Should the use of urgency be restricted?

Parliament can take urgency whenever it wants, allowing it to rush new laws into force with limited consideration and public scrutiny. Sir Geoffrey Palmer explains the case for change.

 

Parliament’s Standing Orders allow urgency to be taken whenever a majority of MPs agree. In effect, this means that the Government, with assistance from one or two small parties, can take urgency whenever it wants.

When urgency is taken, Parliament’s standard procedures are suspended. A proposed law can be sped through all of its remaining stages in one session, avoiding the scrutiny and public consultation that is normally required under Parliament’s rules.

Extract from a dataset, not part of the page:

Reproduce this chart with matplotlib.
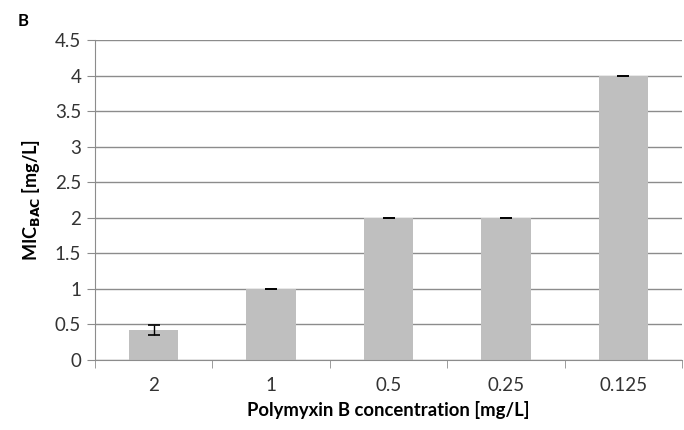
import matplotlib.pyplot as plt
import numpy as np

plt.rcParams['font.family'] = ['Lato', 'DejaVu Sans']

concentrations = ['2', '1', '0.5', '0.25', '0.125']
mic_values = [0.42, 1.0, 2.0, 2.0, 4.0]
mic_errors = [0.07, 0.0, 0.0, 0.0, 0.0]
y_ticks = [0, 0.5, 1, 1.5, 2, 2.5, 3, 3.5, 4, 4.5]

fig = plt.figure(figsize=(6.84, 4.30), dpi=100)
ax = fig.add_axes([0.139, 0.163, 0.858, 0.744])

x = np.arange(len(concentrations))
ax.bar(x, mic_values, width=0.42, color='#bfbfbf', zorder=2,
       yerr=mic_errors, capsize=4,
       error_kw={'ecolor': 'black', 'elinewidth': 1, 'capthick': 1.2})

ax.set_xlim(-0.5, len(concentrations) - 0.5)
ax.set_ylim(0, 4.5)
ax.set_yticks(y_ticks)
ax.set_yticklabels([f'{t:g}' for t in y_ticks], fontsize=13.5, color='#333333')
ax.yaxis.grid(True, color='#8c8c8c', linewidth=1, zorder=0)

ax.set_xticks(x)
ax.set_xticklabels(concentrations, fontsize=13.5, color='#333333')
ax.tick_params(axis='x', length=0, pad=12)
ax.set_xticks(np.arange(len(concentrations) + 1) - 0.5, minor=True)
ax.tick_params(axis='x', which='minor', length=6, color='#8c8c8c')
ax.tick_params(axis='y', length=6, color='#8c8c8c', pad=4)

for side in ['top', 'right']:
    ax.spines[side].set_visible(False)
for side in ['left', 'bottom']:
    ax.spines[side].set_color('#8c8c8c')

ax.set_xlabel('Polymyxin B concentration [mg/L]', fontsize=13.3, fontweight='bold', labelpad=5)
ax.set_ylabel(r'MIC$_{\mathbf{BAC}}$ [mg/L]', fontsize=13, fontweight='bold', labelpad=9)
fig.text(0.026, 0.94, 'B', fontsize=12, fontweight='bold')

plt.savefig('out.png', dpi=100)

It can even pass a proposed law through all of its stages in one day, with no public consultation and very little time for MPs to properly consider it. Though it is rare, this has happened.

In the current government’s first two years of office (2008-2010), it used urgency to pass 17 laws into force. In 2011, Parliament changed its rules to allow for longer sitting hours, and since then use of urgency has reduced – but it has sometimes been used to pass significant laws without public scrutiny.

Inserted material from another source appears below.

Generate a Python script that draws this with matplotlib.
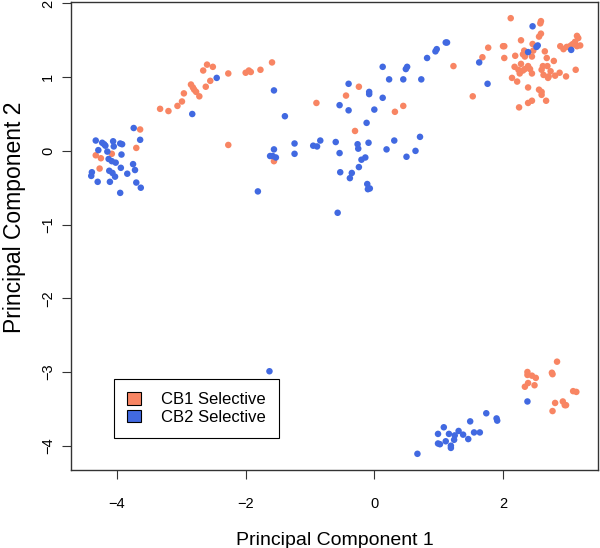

In our view, the current provisions for urgency give the Government power that is unnecessary and can be abused. We think the use of urgency should be limited. It should be available only when there is broad agreement among MPs that it is needed.

In our draft constitution, we propose that urgency be allowed only if 75 percent of MPs agree.

Another approach would be to allow urgency to be taken only if there was a genuine emergency that demanded rapid action.

Either of these options would set the bar much higher than it is now, and prevent governments from using urgency to rush legislation through with unnecessary haste and to avoid public scrutiny.

Many other countries have a second house of Parliament, which can recommend changes to proposed laws and require the House of Representatives to take a second look. New Zealand doesn’t have that. Our Parliament has only one House. It’s important that proper procedures are followed, to protect people and to preserve the basic principles of law.